Farah may need to check his definition of “mainstream.” Among others, his conference featured birther Jerome Corsi, who told an enthusiastic audience that the Democratic Party is “indistinguishable from socialists or communists in the way they think,” and Floyd Brown, creator of the notorious Willie Horton ad that hobbled Michael Dukakis’ 1988 presidential campaign and whose sole purpose in life lately is getting President Obama impeached.

There is also plenty of room under CPAC’s “big tent” for the paranoid fringe. The John Birch Society, which once accused President Dwight D. Eisenhower of being a secret Communist; Accuracy In Media, whose rabidly anti-gay leader Cliff Kincaid took up the flag for the white nationalist journal American Renaissance after Fox News erroneously connected it to Tucson shooter Jared Loughner; and the American Center for Law and Justice, which helps write measures to ban the use of Shariah Law in state courts, were all welcomed without controversy.

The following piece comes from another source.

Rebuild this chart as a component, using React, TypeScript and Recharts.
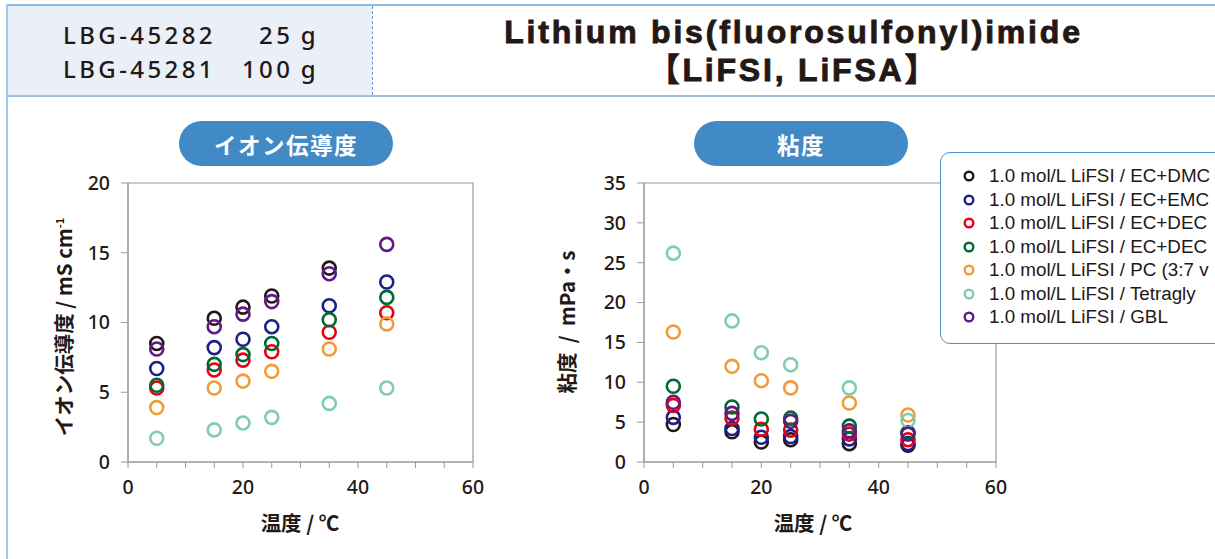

In a 2009 editorial for the Wall Street Journal, arch-conservative Sen. Jim DeMint (R-S.C.) wrote, “To win back the trust of the American people, we must be a “big tent party. … Republicans can welcome a vigorous debate about legalized abortion or same-sex marriage.” It seems that DeMint, who in 2009 opposed hate crimes legislation that would allow prosecution of crimes motivated by bias against LGBT people, and last October reaffirmed his belief that openly gay teachers should be banned in public schools, was simply too optimistic – or insincere.